▶ **GIVEN PROBLEM**
Set the listing down again exactly, please, apart from its pictures.

══════════════════════════════

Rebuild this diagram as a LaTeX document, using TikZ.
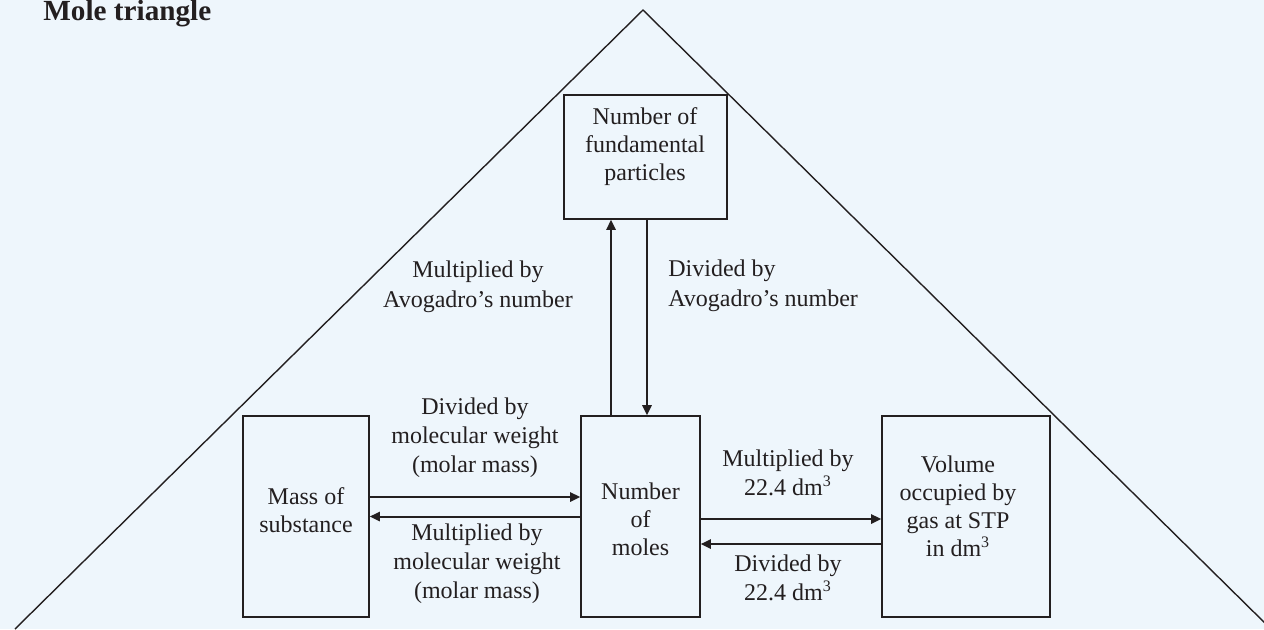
\documentclass[tikz,border=0pt]{standalone}
\usepackage{fontspec}
\setmainfont{Liberation Serif}
\usetikzlibrary{arrows.meta}
\definecolor{bg}{RGB}{238,246,252}
\definecolor{ink}{RGB}{35,31,32}
\begin{document}
\begin{tikzpicture}[x=0.5pt,y=-0.5pt,
  box/.style={draw=ink, fill=bg, line width=0.8pt, inner sep=0pt},
  txt/.style={text=ink, font=\fontsize{12}{14}\selectfont, align=center, inner sep=0pt},
  lbl/.style={text=ink, font=\fontsize{12}{14.5}\selectfont, align=center, inner sep=0pt},
  arr/.style={draw=ink, line width=1pt, -{Triangle[length=5pt,width=4.6pt]}}]
\useasboundingbox (0,0) rectangle (1264,629);
\fill[bg] (0,0) rectangle (1264,629);
\begin{scope}
  \clip (0,0) rectangle (1264,629);
  \draw[ink, line width=0.7pt] (15,629) -- (643,10) -- (1271,629);
  \node[anchor=base west, text=ink, inner sep=0pt, font=\bfseries\fontsize{14.6}{17}\selectfont] (title) at (43,20) {Mole triangle};
\end{scope}
% boxes
\node[box, minimum width=81.5pt, minimum height=62pt] (top) at (645.5,157) {};
\node[box, minimum width=63pt, minimum height=100.5pt] (mass) at (306,516.5) {};
\node[box, minimum width=59.5pt, minimum height=100.5pt] (moles) at (640.5,516.5) {};
\node[box, minimum width=84pt, minimum height=100.5pt] (vol) at (966,516.5) {};
% box texts
\node[txt] (toptext) at (645,147) {Number of\\fundamental\\particles};
\node[txt] (masstext) at (306,510) {Mass of\\substance};
\node[txt] (molestext) at (640.5,519) {Number\\of\\moles};
\node[txt] (voltext) at (958,506) {Volume\\occupied by\\gas at STP\\in dm\textsuperscript{3}};
% connector labels
\node[lbl, font=\fontsize{12}{15}\selectfont] (avoL) at (478,287) {Multiplied by\\Avogadro’s number};
\node[lbl, font=\fontsize{12}{15}\selectfont, align=left, anchor=west] (avoR) at (668,286) {Divided by\\Avogadro’s number};
\node[lbl] (mwTop) at (475,438) {Divided by\\molecular weight\\(molar mass)};
\node[lbl] (mwBot) at (477,564) {Multiplied by\\molecular weight\\(molar mass)};
\node[lbl] (dmTop) at (788,473) {Multiplied by\\22.4 dm\textsuperscript{3}};
\node[lbl] (dmBot) at (788,578) {Divided by\\22.4 dm\textsuperscript{3}};
% connectors
\draw[arr] ([yshift=9.75pt]mass.east) -- ([yshift=9.75pt]mass.east -| moles.west);
\draw[arr] (moles.west) -- (moles.west -| mass.east);
\draw[arr] ([yshift=-1.25pt]moles.east) -- ([yshift=-1.25pt]moles.east -| vol.west);
\draw[arr] ([yshift=-13.75pt]vol.west) -- ([yshift=-13.75pt]vol.west -| moles.east);
\draw[arr] ([xshift=-14.75pt]moles.north) -- ([xshift=-14.75pt]moles.north |- top.south);
\draw[arr] ([xshift=0.75pt]top.south) -- ([xshift=0.75pt]top.south |- moles.north);
\end{tikzpicture}
\end{document}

══════════════════════════════

▶ **WORKED SOLUTION**
Rebuild this diagram as a LaTeX document, using TikZ.
\documentclass[tikz,border=0pt]{standalone}
\usepackage{fontspec}
\setmainfont{Liberation Serif}
\usetikzlibrary{arrows.meta}
\definecolor{bg}{RGB}{238,246,252}
\definecolor{ink}{RGB}{35,31,32}
\begin{document}
\begin{tikzpicture}[x=0.5pt,y=-0.5pt,
  box/.style={draw=ink, fill=bg, line width=0.8pt, inner sep=0pt},
  txt/.style={text=ink, font=\fontsize{12}{14}\selectfont, align=center, inner sep=0pt},
  lbl/.style={text=ink, font=\fontsize{12}{14.5}\selectfont, align=center, inner sep=0pt},
  arr/.style={draw=ink, line width=1pt, -{Triangle[length=5pt,width=4.6pt]}}]
\useasboundingbox (0,0) rectangle (1264,629);
\fill[bg] (0,0) rectangle (1264,629);
\begin{scope}
  \clip (0,0) rectangle (1264,629);
  \draw[ink, line width=0.7pt] (15,629) -- (643,10) -- (1271,629);
  \node[anchor=base west, text=ink, inner sep=0pt, font=\bfseries\fontsize{14.6}{17}\selectfont] (title) at (43,20) {Mole triangle};
\end{scope}
% boxes
\node[box, minimum width=81.5pt, minimum height=62pt] (top) at (645.5,157) {};
\node[box, minimum width=63pt, minimum height=100.5pt] (mass) at (306,516.5) {};
\node[box, minimum width=59.5pt, minimum height=100.5pt] (moles) at (640.5,516.5) {};
\node[box, minimum width=84pt, minimum height=100.5pt] (vol) at (966,516.5) {};
% box texts
\node[txt] (toptext) at (645,147) {Number of\\fundamental\\particles};
\node[txt] (masstext) at (306,510) {Mass of\\substance};
\node[txt] (molestext) at (640.5,519) {Number\\of\\moles};
\node[txt] (voltext) at (958,506) {Volume\\occupied by\\gas at STP\\in dm\textsuperscript{3}};
% connector labels
\node[lbl, font=\fontsize{12}{15}\selectfont] (avoL) at (478,287) {Multiplied by\\Avogadro’s number};
\node[lbl, font=\fontsize{12}{15}\selectfont, align=left, anchor=west] (avoR) at (668,286) {Divided by\\Avogadro’s number};
\node[lbl] (mwTop) at (475,438) {Divided by\\molecular weight\\(molar mass)};
\node[lbl] (mwBot) at (477,564) {Multiplied by\\molecular weight\\(molar mass)};
\node[lbl] (dmTop) at (788,473) {Multiplied by\\22.4 dm\textsuperscript{3}};
\node[lbl] (dmBot) at (788,578) {Divided by\\22.4 dm\textsuperscript{3}};
% connectors
\draw[arr] ([yshift=9.75pt]mass.east) -- ([yshift=9.75pt]mass.east -| moles.west);
\draw[arr] (moles.west) -- (moles.west -| mass.east);
\draw[arr] ([yshift=-1.25pt]moles.east) -- ([yshift=-1.25pt]moles.east -| vol.west);
\draw[arr] ([yshift=-13.75pt]vol.west) -- ([yshift=-13.75pt]vol.west -| moles.east);
\draw[arr] ([xshift=-14.75pt]moles.north) -- ([xshift=-14.75pt]moles.north |- top.south);
\draw[arr] ([xshift=0.75pt]top.south) -- ([xshift=0.75pt]top.south |- moles.north);
\end{tikzpicture}
\end{document}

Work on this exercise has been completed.